:: The problem ::
Starting at the first line of the data, print each line verbatim up to and including the line bearing "shapes = []", omitting pictures.

:: Material provided ::
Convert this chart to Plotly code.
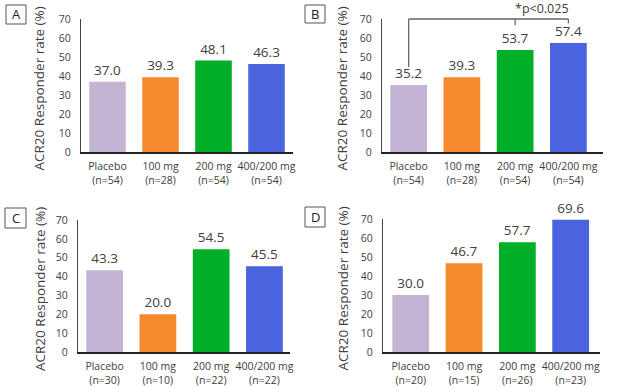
import plotly.graph_objects as go

# ---- data ----
groups = ["Placebo", "100 mg", "200 mg", "400/200 mg"]
n_A = [54, 28, 54, 54]
n_B = [54, 28, 54, 54]
n_C = [30, 10, 22, 22]
n_D = [20, 15, 26, 23]
vals_A = [37.0, 39.3, 48.1, 46.3]
vals_B = [35.2, 39.3, 53.7, 57.4]
vals_C = [43.3, 20.0, 54.5, 45.5]
vals_D = [30.0, 46.7, 57.7, 69.6]
panel_letters = ["A", "B", "C", "D"]
y_ticks = [0, 10, 20, 30, 40, 50, 60, 70]
y_title = "ACR20 Responder rate (%)"
sig_text = "*p<0.025"

colors = ["#C4B4D3", "#F68B2E", "#00AF27", "#4964DE"]
TXT = "#404040"
FONT = "Open Sans"
W, H = 623, 388


def px_x(v):
    return v / W


def px_y(v):
    return 1 - v / H


# panel geometry (pixels): x0, x1, ytop, ybottom, xrange
panels = [
    dict(x0=81, x1=293, yt=19, yb=152, xr=[-0.5, 3.5], title_x=39, box=(6, 5, 26, 24)),
    dict(x0=382, x1=603, yt=19, yb=152, xr=[-0.5, 3.65], title_x=342, box=(305, 5, 325, 23)),
    dict(x0=78, x1=290, yt=220, yb=352, xr=[-0.5, 3.48], title_x=40, box=(5, 208, 26, 228)),
    dict(x0=383, x1=600, yt=219, yb=352, xr=[-0.52, 3.55], title_x=342, box=(305, 207, 325, 227)),
]
all_vals = [vals_A, vals_B, vals_C, vals_D]
all_n = [n_A, n_B, n_C, n_D]

fig = go.Figure()
layout = dict(
    width=W, height=H, margin=dict(l=0, r=0, t=0, b=0, autoexpand=False),
    paper_bgcolor="white", plot_bgcolor="white", showlegend=False,
    font=dict(family=FONT, color=TXT),
)
annotations = []
shapes = []

for i, (p, vals, ns) in enumerate(zip(panels, all_vals, all_n)):
    k = "" if i == 0 else str(i + 1)
    cats = [f"{g}<br>(n={n})" for g, n in zip(groups, ns)]
    fig.add_trace(go.Bar(
        x=cats, y=vals, xaxis="x" + k, yaxis="y" + k,
        marker=dict(color=colors, line=dict(width=0)),
        width=0.69,
        text=[f"{v:.1f}" for v in vals], textposition="outside",
        textfont=dict(size=13.5, color=TXT, family=FONT),
        cliponaxis=False, hoverinfo="skip",
    ))
    layout["xaxis" + k] = dict(
        domain=[px_x(p["x0"]), px_x(p["x1"])], anchor="y" + k,
        type="category", range=p["xr"], showline=True, linecolor="#222",
        linewidth=1.5, ticks="", showgrid=False, zeroline=False, automargin=False,
        tickfont=dict(size=10.5, color=TXT, family=FONT), tickangle=0,
        ticklabelstandoff=4,
        categoryorder="array", categoryarray=cats,
    )
    layout["yaxis" + k] = dict(
        domain=[px_y(p["yb"]), px_y(p["yt"])], anchor="x" + k,
        range=[0, 70], tickvals=y_ticks, showline=True, linecolor="#444",
        linewidth=1.2, ticks="", showgrid=False, zeroline=False, automargin=False,
        tickfont=dict(size=10.5, color=TXT, family=FONT), ticklabelstandoff=7,
    )
    annotations.append(dict(
        text=y_title, xref="paper", yref="paper", textangle=-90,
        x=px_x(p["title_x"]), y=px_y((p["yt"] + p["yb"]) / 2 + 3),
        showarrow=False, font=dict(size=13.5, color=TXT, family=FONT),
        xanchor="center", yanchor="middle",
    ))
    bx0, by0, bx1, by1 = p["box"]
    shapes.append(dict(type="rect", xref="paper", yref="paper",
                       x0=px_x(bx0), x1=px_x(bx1), y0=px_y(by1), y1=px_y(by0),
                       line=dict(color="#555", width=1), fillcolor="white"))
    annotations.append(dict(
        text=panel_letters[i], xref="paper", yref="paper",
        x=px_x((bx0 + bx1) / 2), y=px_y((by0 + by1) / 2),
        showarrow=False, font=dict(size=13, color="#222", family=FONT),
        xanchor="center", yanchor="middle",
    ))

# significance bracket on panel B (categories 0, 2, 3)
bracket_y = 70.0
line_style = dict(color="#666", width=1.3)


def yd(v):
    return v / 70.0


shapes += [
    dict(type="line", xref="x2", yref="y2 domain", x0=0, x1=3,
         y0=yd(bracket_y), y1=yd(bracket_y), line=line_style),
    dict(type="line", xref="x2", yref="y2 domain", x0=0, x1=0,
         y0=yd(bracket_y), y1=yd(vals_B[0] + 9.5), line=line_style),
    dict(type="line", xref="x2", yref="y2 domain", x0=2, x1=2,
         y0=yd(bracket_y), y1=yd(bracket_y - 3.3), line=line_style),
    dict(type="line", xref="x2", yref="y2 domain", x0=3, x1=3,
         y0=yd(bracket_y), y1=yd(bracket_y - 2.3), line=line_style),
]
annotations.append(dict(
    text=sig_text, xref="x2", yref="y2 domain", x=2.5, y=yd(bracket_y + 5.6),
    showarrow=False, font=dict(size=12.5, color=TXT, family=FONT),
    xanchor="center", yanchor="middle",
))

layout["annotations"] = annotations
layout["shapes"] = shapes
fig.update_layout(**layout)
fig.write_html(
    "out.html",
    config={"displayModeBar": False},
    post_script="document.body.style.margin='0';document.body.style.overflow='hidden';",
)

:: Task response ::
Convert this chart to Plotly code.
import plotly.graph_objects as go

# ---- data ----
groups = ["Placebo", "100 mg", "200 mg", "400/200 mg"]
n_A = [54, 28, 54, 54]
n_B = [54, 28, 54, 54]
n_C = [30, 10, 22, 22]
n_D = [20, 15, 26, 23]
vals_A = [37.0, 39.3, 48.1, 46.3]
vals_B = [35.2, 39.3, 53.7, 57.4]
vals_C = [43.3, 20.0, 54.5, 45.5]
vals_D = [30.0, 46.7, 57.7, 69.6]
panel_letters = ["A", "B", "C", "D"]
y_ticks = [0, 10, 20, 30, 40, 50, 60, 70]
y_title = "ACR20 Responder rate (%)"
sig_text = "*p<0.025"

colors = ["#C4B4D3", "#F68B2E", "#00AF27", "#4964DE"]
TXT = "#404040"
FONT = "Open Sans"
W, H = 623, 388


def px_x(v):
    return v / W


def px_y(v):
    return 1 - v / H


# panel geometry (pixels): x0, x1, ytop, ybottom, xrange
panels = [
    dict(x0=81, x1=293, yt=19, yb=152, xr=[-0.5, 3.5], title_x=39, box=(6, 5, 26, 24)),
    dict(x0=382, x1=603, yt=19, yb=152, xr=[-0.5, 3.65], title_x=342, box=(305, 5, 325, 23)),
    dict(x0=78, x1=290, yt=220, yb=352, xr=[-0.5, 3.48], title_x=40, box=(5, 208, 26, 228)),
    dict(x0=383, x1=600, yt=219, yb=352, xr=[-0.52, 3.55], title_x=342, box=(305, 207, 325, 227)),
]
all_vals = [vals_A, vals_B, vals_C, vals_D]
all_n = [n_A, n_B, n_C, n_D]

fig = go.Figure()
layout = dict(
    width=W, height=H, margin=dict(l=0, r=0, t=0, b=0, autoexpand=False),
    paper_bgcolor="white", plot_bgcolor="white", showlegend=False,
    font=dict(family=FONT, color=TXT),
)
annotations = []
shapes = []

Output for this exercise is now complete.